ACA penalties to continue

The Internal Revenue Service now has the data to begin the analysis to calculate the potential penalties for tax year 2016 to be assessed against those organizations determined not to be in compliance with the ACA, according to the March 2018 report from the Treasury Inspector General for Tax Administration on the Affordable Care Act.

Demonstrators outside the Supreme Court in advance of the court's rulling that the ACA was constitutional

Bloomberg News

Since November 2017, the IRS has issued more than 30,000 Letter 226J notices containing penalty assessments of about $4.4 billion to employers for failing to comply with the employer mandate, also known as the Employee Shared Responsibility Payment. According to the latest TIGTA report, the IRS identified 318,296 organizations that qualified as applicable large employers. ALEs are organizations with 50 or more full-time employees and full-time equivalent employees that are required to offer minimum essential coverage to their full-time workforce (and their dependents), whereby such coverage meets minimum value and is affordable for the employee or be subject to IRC Section 4980H penalties.

Of the organizations that the IRS identified as ALEs, TIGTA reports that 49,259 are at risk for compliance action by the IRS. Employers who have not yet received a 2015 Letter 226J notice should not breathe a sigh of relief, however. There are still more to come.

Of even more interest is that the IRS is preparing to issue Letter 226J penalty notices to ALEs for the 2016 tax year. We can assume the agency also will enforce the ACA for the 2017 tax year and beyond. TIGTA reports that the IRS has spent over $2.8 million to improve the process for identifying, calculating and processing ALEs that are not in compliance with the ESRP. This is something to be sure your clients understand: Anticipate that the IRS is better prepared to identify organizations that are not complying with the ACA than during the initial enforcement actions for 2015.

For instance, for tax year 2015, the IRS indicated that once potentially liable employers were identified, a computer program would select at random particular organizations to investigate with no regard to the dollar value of the potential ESRP amount. TIGTA indicates that going forward, the IRS will not be selecting employers at random. Instead, the IRS will begin to audit non-compliant organizations, on a “highest value of work” basis using their automated ACA Compliance Validation System, as well as other data points.

ALEs also should anticipate a greater regulatory burden to demonstrate ACA compliance. For example, for 2015, ALEs had to offer minimum essential coverage to at least 70 percent of their full-time workforce (and their dependents) whereby such coverage meets minimum value and is affordable for the employee or be subject to Section 4980H penalties. That coverage threshold increased to 95 percent for 2016 and beyond.

What this boils down to is this: If your clients thought they were getting a pass for not complying with the ACA’s employer mandate because they had not received Letter 226J from the IRS, you may want to explain the potential folly of this position.

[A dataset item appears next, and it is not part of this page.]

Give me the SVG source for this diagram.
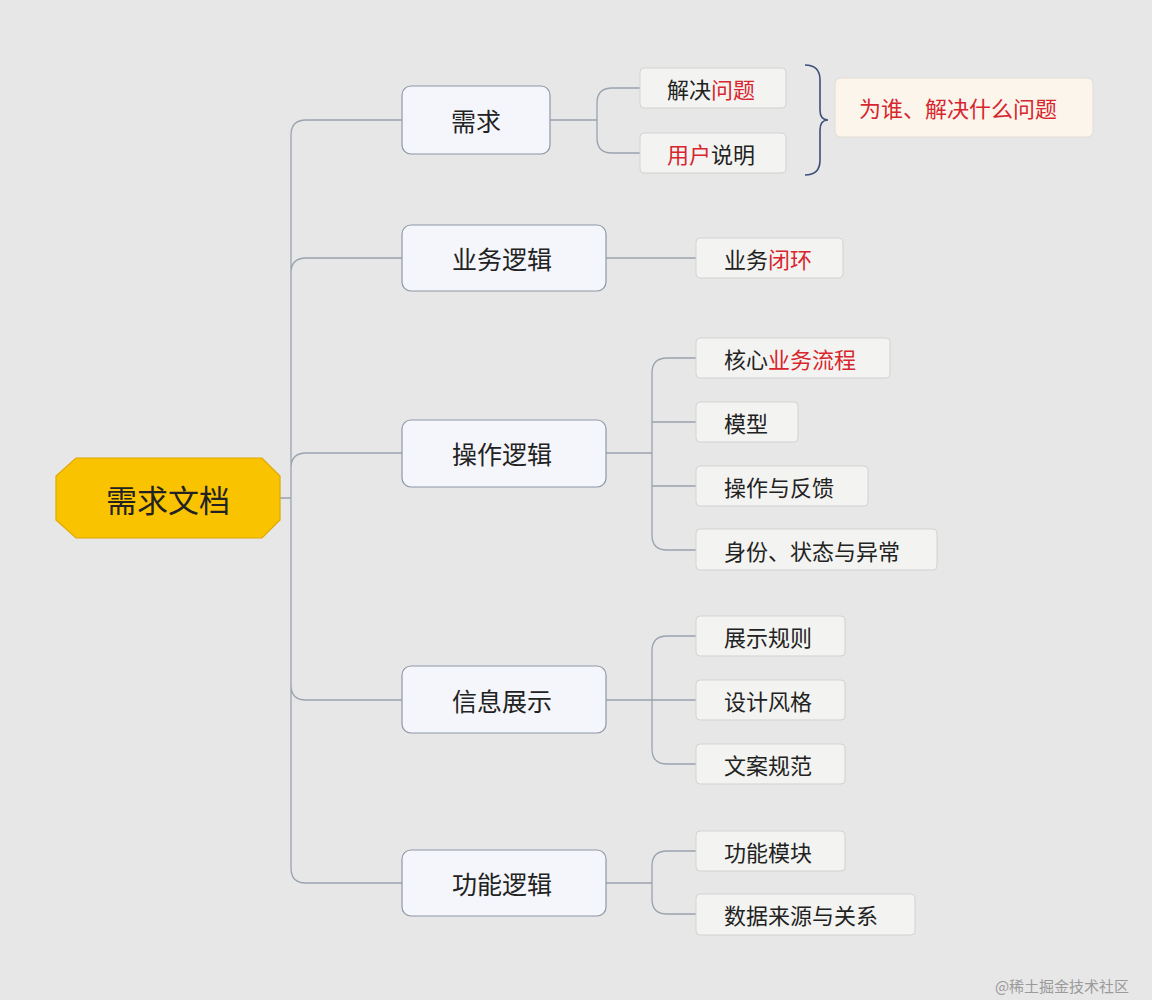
<svg xmlns="http://www.w3.org/2000/svg" width="1152" height="1000" viewBox="0 0 1152 1000">
<style>
text{font-family:"Noto Sans CJK SC","Noto Sans",sans-serif;fill:#222;dominant-baseline:central;text-anchor:middle}
.b{fill:#f4f6fb;stroke:#8e98a8;stroke-width:1.2}
.l{fill:#f3f4f1;stroke:#d0d3d0;stroke-width:1}
.bt{font-size:25px}
.lt{font-size:22px;text-anchor:start}
.r{fill:#d8262e}
.c{fill:none;stroke:#9aa3ae;stroke-width:1.3}
</style>
<rect width="1152" height="1000" fill="#e7e7e7"/>
<g id="connectors" class="c">
<path d="M280 498H291M291 498V135Q291 120 306 120H402M291 273Q291 258 306 258H402M291 468Q291 453 306 453H402M291 498V685Q291 700 306 700H402M291 498V868Q291 883 306 883H402"/>
<path d="M550 120H597M640 88H612Q597 88 597 103V138Q597 153 612 153H640"/>
<path d="M606 258H696"/>
<path d="M606 453H652M696 358H667Q652 358 652 373V535Q652 550 667 550H696M652 422H696M652 486H696"/>
<path d="M606 700H652M696 636H667Q652 636 652 651V749Q652 764 667 764H696M652 700H696"/>
<path d="M606 883H652M696 851H667Q652 851 652 866V899Q652 914 667 914H696"/>
<path d="M805 65Q820 65 820 80V110Q820 120 828 120Q820 120 820 130V160Q820 175 805 175" stroke="#3d4f7a" stroke-width="1.6"/>
</g>
<g id="root"><polygon points="76,458 262,458 280,476 280,520 262,538 76,538 56,520 56,476" fill="#f9c300" stroke="#e0a800" stroke-width="1.2"/><text x="168" y="498" font-size="31">需求文档</text></g>
<g id="n1"><rect class="b" x="402" y="86" width="148" height="68" rx="9"/><text class="bt" x="476" y="120">需求</text></g>
<g id="n2"><rect class="b" x="402" y="225" width="204" height="66" rx="9"/><text class="bt" x="502" y="258">业务逻辑</text></g>
<g id="n3"><rect class="b" x="402" y="420" width="204" height="67" rx="9"/><text class="bt" x="502" y="453">操作逻辑</text></g>
<g id="n4"><rect class="b" x="402" y="666" width="204" height="67" rx="9"/><text class="bt" x="502" y="700">信息展示</text></g>
<g id="n5"><rect class="b" x="402" y="850" width="204" height="66" rx="9"/><text class="bt" x="502" y="883">功能逻辑</text></g>
<g id="l1"><rect class="l" x="640" y="68" width="146" height="40" rx="4"/><text class="lt" x="667" y="88">解决<tspan class="r">问题</tspan></text></g>
<g id="l2"><rect class="l" x="640" y="133" width="146" height="40" rx="4"/><text class="lt" x="667" y="153"><tspan class="r">用户</tspan>说明</text></g>
<g id="note"><rect x="835" y="78" width="258" height="59" rx="6" fill="#fbf5ec" stroke="#e3ddd3"/><text class="lt r" x="859" y="107">为谁、解决什么问题</text></g>
<g id="l3"><rect class="l" x="696" y="238" width="147" height="40" rx="4"/><text class="lt" x="724" y="258">业务<tspan class="r">闭环</tspan></text></g>
<g id="l4"><rect class="l" x="696" y="338" width="194" height="40" rx="4"/><text class="lt" x="724" y="358">核心<tspan class="r">业务流程</tspan></text></g>
<g id="l5"><rect class="l" x="696" y="402" width="102" height="40" rx="4"/><text class="lt" x="724" y="422">模型</text></g>
<g id="l6"><rect class="l" x="696" y="466" width="172" height="40" rx="4"/><text class="lt" x="724" y="486">操作与反馈</text></g>
<g id="l7"><rect class="l" x="696" y="529" width="241" height="41" rx="4"/><text class="lt" x="724" y="550">身份、状态与异常</text></g>
<g id="l8"><rect class="l" x="696" y="616" width="149" height="40" rx="4"/><text class="lt" x="724" y="636">展示规则</text></g>
<g id="l9"><rect class="l" x="696" y="680" width="149" height="40" rx="4"/><text class="lt" x="724" y="700">设计风格</text></g>
<g id="l10"><rect class="l" x="696" y="744" width="149" height="40" rx="4"/><text class="lt" x="724" y="764">文案规范</text></g>
<g id="l11"><rect class="l" x="696" y="831" width="149" height="40" rx="4"/><text class="lt" x="724" y="851">功能模块</text></g>
<g id="l12"><rect class="l" x="696" y="894" width="219" height="41" rx="4"/><text class="lt" x="724" y="914">数据来源与关系</text></g>
<text x="1062" y="985" font-size="15" style="fill:#9a9a9a">@稀土掘金技术社区</text>
</svg>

From what I can tell, the enforcement process for 2015 was a “test run.” Expect the IRS processes for identifying ACA non-compliance to become more robust, not less. While for some employers, checking certain boxes as a corrective to address an ACA penalty assessment may have worked for the 2015 tax year response to Letter 226J, those easy fixes are not going to be available to address non-compliance for tax years 2016 and onward. Requirements for complying with the ACA are more stringent for those tax years.

And the IRS is getting better at ACA enforcement. According to the TIGTA report, IRS management has been using the new ESRP case selection methodology to gather data to analyze all segments of the population to assist in future case analysis, selection, and assignment. TIGTA said this will allow the IRS to use the data gathered from working the tax year 2015 cases to further refine case selection methodologies and increase the probability for subsequent tax year case selections to include those with the highest compliance impact.

As you prepare for what’s to come, you may want to encourage your clients to let you assess their potential risk of receiving IRS penalties for not complying with the ACA. Consider undertaking a spot audit of clients’ IRS information filings for 2015, 2016 and 2017. Many outside vendors will work with your firms to provide such a service for your clients at no cost.

Despite all the talk from some in Washington, D.C., the ACA is not going away, and neither are the responsibilities of employers to comply with the health care law. (The House Ways and Means Committee approved a bill this month that would suspend penalties for the ESRP for 2015 through 2019, but it hasn’t yet been approved by the House or Senate.)

It’s time for CPAs to make sure their clients understand that this enforcement action is not going away anytime soon, and the potential risk that inaction may pose to their financial bottom line.